Have No Fear for the Next Surprise Expense

An astounding 69 percent of Americans have less than $1000 in their emergency fund, and 34 percent had no savings at all. Even more alarming, 34 percent of respondents had experienced an unexpected financial disaster in the last year. What does this mean? Over two-thirds of people are one car breakdown, serious health issue or extended unemployment period away from being in a serious financial predicament.

An absent emergency fund means draining savings, taking on credit card debt, or having to ask friends and family for help — none of which are especially enticing options. A critical benchmark of financial security is not living in fear of the next expense that surfaces. Having an emergency fund is a part of this, but the more significant piece is exercising moderation on a regular basis. It’s your habits that will cause your mindset to shift to healthy spending practices and leave you with more money on hand to cover what life throws at you.

Live a Comfortable Retirement

The concept of retirement is changing thanks to the gig economy and decreased loyalty between employees and companies. However, people still want to enjoy their golden years. So, while social security likely won’t be available (at least not at the amount currently set) for younger people in today’s workforce, using excuses in place of absent retirement saving only results in a twilight year spent having to work—undoubtedly a much different concept than working to stay busy or working as part of a hobby.

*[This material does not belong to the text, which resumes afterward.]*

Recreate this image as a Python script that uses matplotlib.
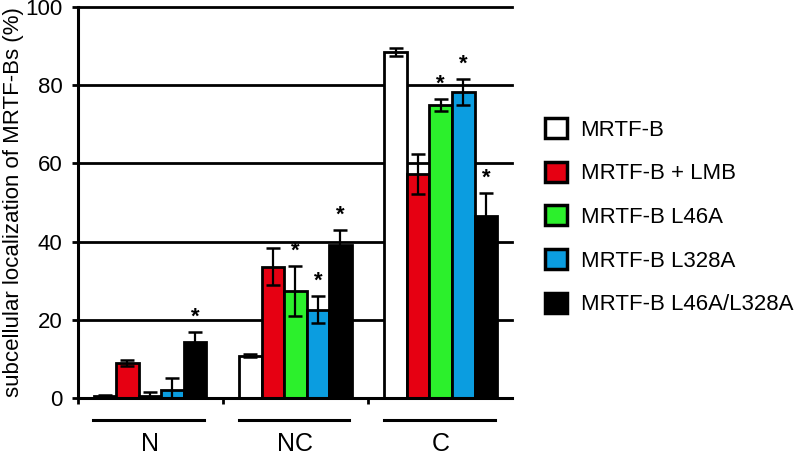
import matplotlib.pyplot as plt
from matplotlib.patches import Patch
from matplotlib.transforms import blended_transform_factory

plt.rcParams['font.family'] = ['Liberation Sans', 'DejaVu Sans']

groups = ['N', 'NC', 'C']
series = ['MRTF-B', 'MRTF-B + LMB', 'MRTF-B L46A', 'MRTF-B L328A', 'MRTF-B L46A/L328A']
colors = ['#ffffff', '#e60012', '#2cf02c', '#0b9de0', '#000000']

# values per series, order N, NC, C
means = [
    [0.4, 10.8, 88.4],
    [9.0, 33.6, 57.3],
    [0.5, 27.4, 74.9],
    [2.1, 22.6, 78.3],
    [14.4, 39.1, 46.5],
]
errs = [
    [0.3, 0.4, 1.0],
    [0.8, 4.8, 5.1],
    [1.0, 6.4, 1.5],
    [3.1, 3.4, 3.4],
    [2.6, 3.9, 6.0],
]
# significance stars
stars = [
    [False, False, False],
    [False, False, False],
    [False, True, True],
    [False, True, True],
    [True, True, True],
]

fig = plt.figure(figsize=(7.98, 4.55), dpi=100)
ax = fig.add_axes([0.0977, 0.1253, 0.5439, 0.8593])

width = 0.155
x = range(len(groups))
for yv in [20, 40, 60, 80, 100]:
    ax.axhline(yv, color='black', lw=2.0, zorder=0, clip_on=False)

for i, name in enumerate(series):
    pos = [g + (i - 2) * width for g in x]
    ax.bar(pos, means[i], width=width, color=colors[i], edgecolor='black',
           linewidth=2.0, zorder=2)
    ax.errorbar(pos, means[i], yerr=errs[i], fmt='none', ecolor='black',
                elinewidth=1.6, capsize=5, capthick=1.8, zorder=3)
    for j in range(len(groups)):
        if stars[i][j]:
            ax.annotate('*', (pos[j], means[i][j] + errs[i][j]), xytext=(0, 3),
                        textcoords='offset points', ha='center', va='bottom',
                        fontsize=16, fontweight='bold', zorder=4)

ax.set_xlim(-0.495, 2.49)
ax.set_ylim(0, 100)
ax.set_yticks([0, 20, 40, 60, 80, 100])
ax.tick_params(axis='y', labelsize=16, length=4, width=2, pad=7)
ax.set_xticks([-0.495, 0.5, 1.5])
ax.set_xticklabels([])
ax.tick_params(axis='x', length=4, width=2)
for s in ['top', 'right']:
    ax.spines[s].set_visible(False)
ax.spines['left'].set_linewidth(2.2)
ax.spines['bottom'].set_linewidth(2.2)
ax.set_ylabel('subcellular localization of MRTF-Bs (%)', fontsize=16, labelpad=1)

trans = blended_transform_factory(ax.transData, ax.transAxes)
for g, label in zip(x, groups):
    ax.plot([g - 0.39, g + 0.37], [-0.056, -0.056], color='black', lw=2.2,
            transform=trans, clip_on=False)
    ax.text(g, -0.118, label, transform=trans, ha='center', va='center', fontsize=18)

handles = [Patch(facecolor=c, edgecolor='black', linewidth=2.5) for c in colors]
fig.legend(handles, series, loc='center left', bbox_to_anchor=(0.683, 0.524),
           frameon=False, fontsize=16, handlelength=1.0, handleheight=1.0,
           handletextpad=0.6, labelspacing=0.95, borderpad=0, borderaxespad=0)

fig.savefig('out.png', dpi=100)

Ensure you’re taken care of in your later years by automating saving contributions out of each paycheck. The amount doesn’t need to be huge. All that’s important is consistency. Saving even $50 out of bi-weekly paychecks starting at age 25 will amount to a substantial sum of money 30 years later.

People have a lot of financial goals they aspire to achieve in their lifetimes. Maybe it’s having a family, owning a home, traveling a lot. Whatever your specific intentions may be, they’ll only be enhanced further through these goals.